Amados hermanos, en el Señor:
Cada uno de nosotros siente en su intimidad aspiraciones profundas, como son: encontrar sentido satisfactorio al momento presente y, más todavía, al después de nuestra vida; vernos libres de tantas limitaciones que nos constriñen y de los aspectos negativos o dolorosos que nos hacen sufrir. No podemos renunciar a la necesidad de realizarnos plenamente y de ser felices. Al mismo tiempo presentimos que las promesas meramente humanas y temporales, como las ventajas de la técnica y la posesión de bienes materiales, no son la respuesta esperada a nuestra necesidad de plenitud si, además, no nos abrimos a la esperanza en Aquél que nos puede salvar.
En el marco de esta situación, no sé si hemos entendido suficientemente y hemos asimilado a fondo, que la Eucaristía de esta festividad es un signo real y vivo de la irrupción del Hijo de Dios en la historia de la humanidad y de su presencia indefectible entre nosotros para abrirnos camino a la verdadera libertad, iniciarnos en el Reino de Dios, saciar nuestra hambre de felicidad y colmar nuestra vida de sentido hasta la salvación.
La fiesta de hoy es la exaltación de la Cena del jueves santo, en que Jesús instituyó la forma sacramental para quedarse permanentemente con nosotros. Hoy podemos contemplar con más serenidad este misterio, por estar este momento libre de la carga emocional causada por la proximidad de la pasión y la muerte del Señor, aquella tarde del jueves. Hoy podemos entender mejor que la eucaristía es el sacramento de la presencia de Jesús resucitado, la permanencia de su acción salvadora entre nosotros; que es el memorial por medio del cual revivimos el misterio íntegro de Jesús: la vida, la muerte y la resurrección gloriosa.
En la Eucaristía no solamente revivimos y veneramos la presencia corporal de Jesús implicándose en la historia de la humanidad, sino también la totalidad de su misterio hecho presente para nuestra salvación. Podemos decir que toda la acción salvadora de Jesús se resume, se actualiza y se hace presente en este sacramento. Cuando celebramos la Eucaristía toda la acción salvadora de Jesús se pone en contacto activo con cada uno de nosotros con la eficacia que permiten nuestras disposiciones de fe, amor, esperanza y participación activa.
La Eucaristía es degustación y prenda del Reino de Dios, que Jesús anunció. Y, como el Reino de Dios, ahora, en esta vida, es tan solo simiente y promesa de lo que ha de ser en plenitud, mientras peregrinamos, la Eucaristía es pan para el caminante, fuerza para el exhausto, medicina para el enfermo, nutrición en la anemia, luz en la tiniebla y compañía en la soledad.

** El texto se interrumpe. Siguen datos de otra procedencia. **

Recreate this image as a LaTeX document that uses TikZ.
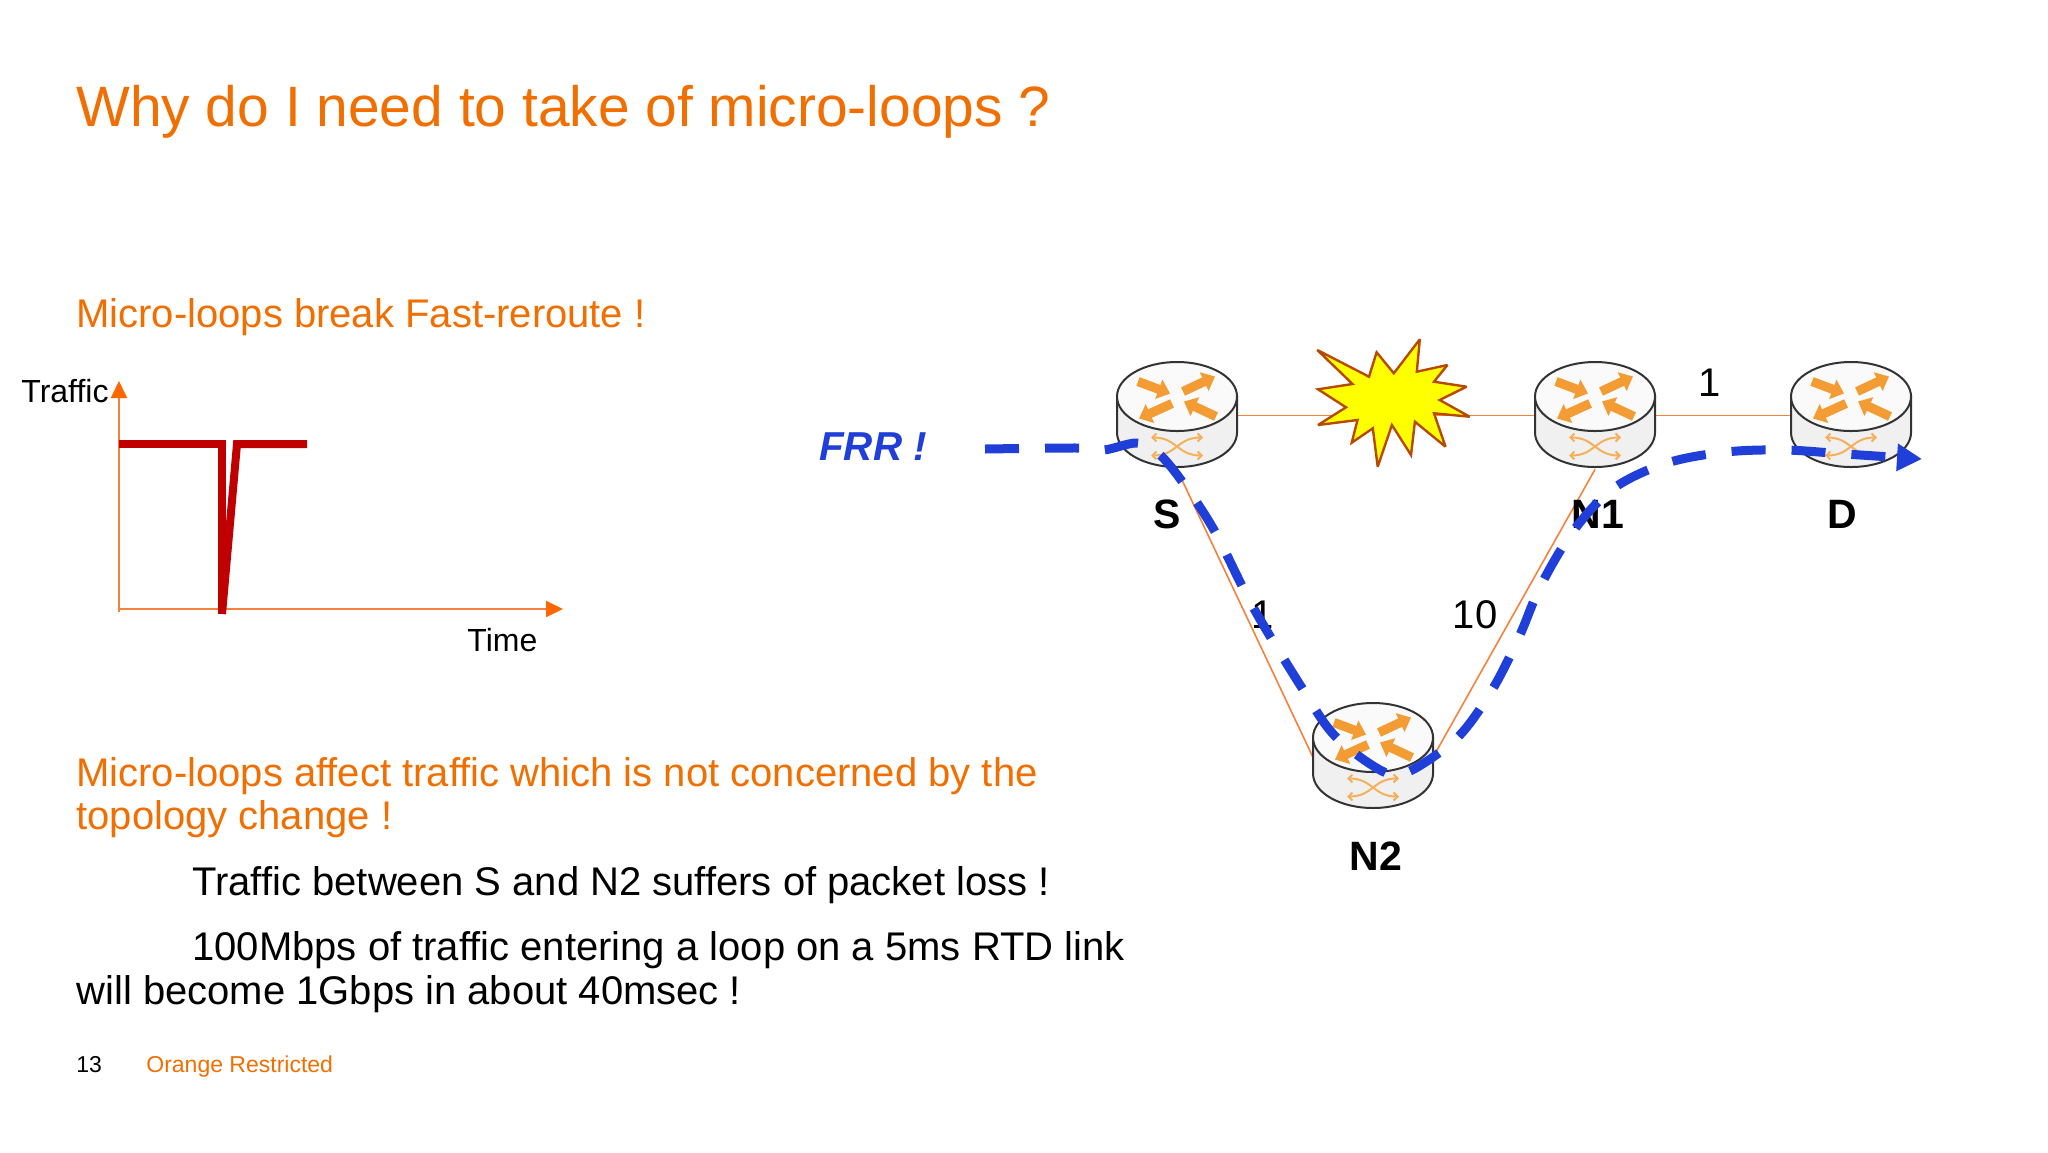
\documentclass[tikz,border=0pt]{standalone}
\usepackage{xcolor}
\usepackage{fontspec}
\setmainfont{Liberation Sans}
\usetikzlibrary{arrows.meta, positioning}

\definecolor{slideorange}{HTML}{F16E00}
\definecolor{linkorange}{HTML}{F4823C}
\definecolor{tiporange}{HTML}{FF6600}
\definecolor{iconorange}{HTML}{F39C33}
\definecolor{frrblue}{HTML}{1F3FD8}
\definecolor{dipred}{HTML}{C00000}
\definecolor{starrim}{HTML}{B84A00}
\definecolor{staryellow}{HTML}{FFFF00}

\tikzset{
    routerarrow/.style={iconorange, line width=4.6pt, -{Triangle[length=6pt,width=10pt]}},
    crossarrow/.style={iconorange!80, line width=1pt, {Straight Barb[length=2pt,width=4pt]}-{Straight Barb[length=2pt,width=4pt]}},
    routericon/.pic={
        \draw[black!80, line width=1pt, fill=black!6] (-60,-19) -- (-60,17) arc[start angle=180, end angle=0, x radius=60, y radius=34.5] -- (60,-19) -- cycle;
        \draw[black!80, line width=1pt, fill=white!98!black] (0,-19) ellipse[x radius=60, y radius=34.5];
        \draw[routerarrow] (-39,-34) -- (-7,-22);
        \draw[routerarrow] (6,-24) -- (38,-39);
        \draw[routerarrow] (-5,-12) -- (-38,3);
        \draw[routerarrow] (39,1) -- (7,-14);
        \draw[crossarrow] (-26,22) .. controls (0,22) and (0,40) .. (26,40);
        \draw[crossarrow] (-26,40) .. controls (0,40) and (0,22) .. (26,22);
    }
}

\begin{document}
\begin{tikzpicture}[
    x=0.5pt, y=-0.5pt,
    slidetext/.style={anchor=base west, inner sep=0pt, font=\fontsize{20}{24}\selectfont},
    headtext/.style={slidetext, text=slideorange},
    routerbox/.style={rectangle, inner sep=0pt, minimum width=60pt, minimum height=53.5pt},
    routername/.style={inner sep=0pt, font=\fontsize{20.5}{24}\selectfont\bfseries},
    linkcost/.style={inner sep=0pt, font=\fontsize{20}{24}\selectfont},
    axislabel/.style={inner sep=0pt, font=\fontsize{16}{19}\selectfont},
    axisline/.style={linkorange, line width=1pt, -{Triangle[length=8.5pt,width=8pt,color=tiporange]}},
    linkline/.style={linkorange, line width=0.8pt},
    dipline/.style={dipred, line width=4pt},
    frrline/.style={frrblue, line width=4.5pt, dash pattern=on 17pt off 13pt, -{Triangle[length=12.5pt,width=13pt]}}
]
\useasboundingbox (0,0) rectangle (2048,1152);

% slide text
\node[headtext, font=\fontsize{28.45}{34}\selectfont] (title) at (76,126) {Why do I need to take of micro-loops ?};
\node[headtext] (breaks) at (76,327) {Micro-loops break Fast-reroute !};
\node[headtext] (affects) at (76,786) {Micro-loops affect traffic which is not concerned by the};
\node[headtext] (topology) at (76,829) {topology change !};
\node[slidetext] (loss) at (192,895) {Traffic between S and N2 suffers of packet loss !};
\node[slidetext] (rate) at (192,960) {100Mbps of traffic entering a loop on a 5ms RTD link};
\node[slidetext] (become) at (76,1004) {will become 1Gbps in about 40msec !};
\node[slidetext, font=\fontsize{11.5}{14}\selectfont] (page) at (76,1072) {13};
\node[headtext, font=\fontsize{11.5}{14}\selectfont] (restricted) at (146,1072) {Orange Restricted};

% traffic chart
\coordinate (origin) at (119,609);
\coordinate (yend) at (119,381);
\coordinate (xend) at (563,609);
\draw[axisline] (119,612) -- (yend);
\draw[axisline] (origin) -- (xend);
\node[axislabel, anchor=base west] (traffic) at (21,402) {Traffic};
\node[axislabel, anchor=base west] (timelabel) at (467,651) {Time};
\draw[dipline] (119,444) -- (222,444) -- (222,614);
\draw[dipline] (222,614) -- (237,444) -- (307,444);

% network
\node[routerbox] (S) at (1177,415.5) {};
\node[routerbox] (N1) at (1595,415.5) {};
\node[routerbox] (D) at (1851,415.5) {};
\node[routerbox] (N2) at (1373,756.5) {};

\draw[linkline] (S) -- (N1);
\draw[linkline] (N1) -- (D);
\draw[linkline] (S.south) -- (N2.west);
\draw[linkline] (N1.south) -- (N2.east);

\pic at (S) {routericon};
\pic at (N1) {routericon};
\pic at (D) {routericon};
\pic at (N2) {routericon};

\draw[draw=starrim, line width=1.2pt, miter limit=3, fill=staryellow] (1317.3,350) -- (1369,376.7) -- (1376.6,352.3) -- (1393.8,373.3) -- (1419.8,339.3) -- (1416.8,371.7) -- (1447.4,365) -- (1434,381.7) -- (1466.5,386.7) -- (1439.7,400) -- (1469.6,416.7) -- (1434,413.3) -- (1445.5,446.7) -- (1414.9,421.7) -- (1411,455) -- (1391.9,425) -- (1377.7,466.7) -- (1372.8,428.3) -- (1351.7,442.7) -- (1357.5,420) -- (1318,425) -- (1346,407.3) -- (1318,389.3) -- (1352.5,384) -- cycle;

\node[routername, below=15pt of S, xshift=-5pt] (Sname) {S};
\node[routername, below=15pt of N1, xshift=1.5pt] (N1name) {N1};
\node[routername, below=15pt of D, xshift=-4.5pt] (Dname) {D};
\node[routername, below=15.5pt of N2, xshift=1.5pt] (N2name) {N2};

\node[linkcost] (costD) at (1710,383) {1};
\node[linkcost] (costS) at (1263,615) {1};
\node[linkcost] (costN) at (1475,615) {10};

% fast reroute path
\node[font=\fontsize{20.2}{24}\selectfont\bfseries\itshape, text=frrblue, inner sep=0pt] (frr) at (873,447) {FRR !};
\coordinate (frrstart) at (985,449);
\coordinate (frrend) at (1922,459);
\draw[frrline] plot[smooth, tension=0.55] coordinates {(frrstart) (1079,448) (1104,450) (1137,443) (1158,453) (1181,480) (1214,530) (1253,607) (1302,688) (1335,736) (1382,771) (1408,772) (1457,738) (1492,690) (1519,637) (1541,585) (1574,530) (1614,488) (1667,463) (1726,452) (1785,450) (1845,454) (frrend)};

\end{tikzpicture}
\end{document}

Si bien la Eucaristía nos es dada comunitariamente, también somos conocidos personalmente por Jesús y llamados cada uno de nosotros por nuestro propio nombre, como Pedro, Juan, Zaqueo, María Magdalena. Cada uno es invitado personalmente a comulgar con el cuerpo y la sangre del Señor. Comulgar significa participar de aquello que es común, compartir con sinceridad y generosidad. Comulgando, por consiguiente, participamos de la vida, la muerte y la resurrección de Jesús y también de su vida con el Padre y el Espíritu Santo y, a la recíproca, ofrecemos al Señor nuestra vida con todas sus intenciones y deseos, sus goces y sus penas. Con un auténtico estado de comunión nos será fácil darnos cuenta de la presencia de Cristo en la comunidad y en cada uno de sus miembros, a cuyo interior Jesús va obrando misteriosamente el crecimiento del Reino y les impulsa a ser signos vivientes del Resucitado en medio del mundo.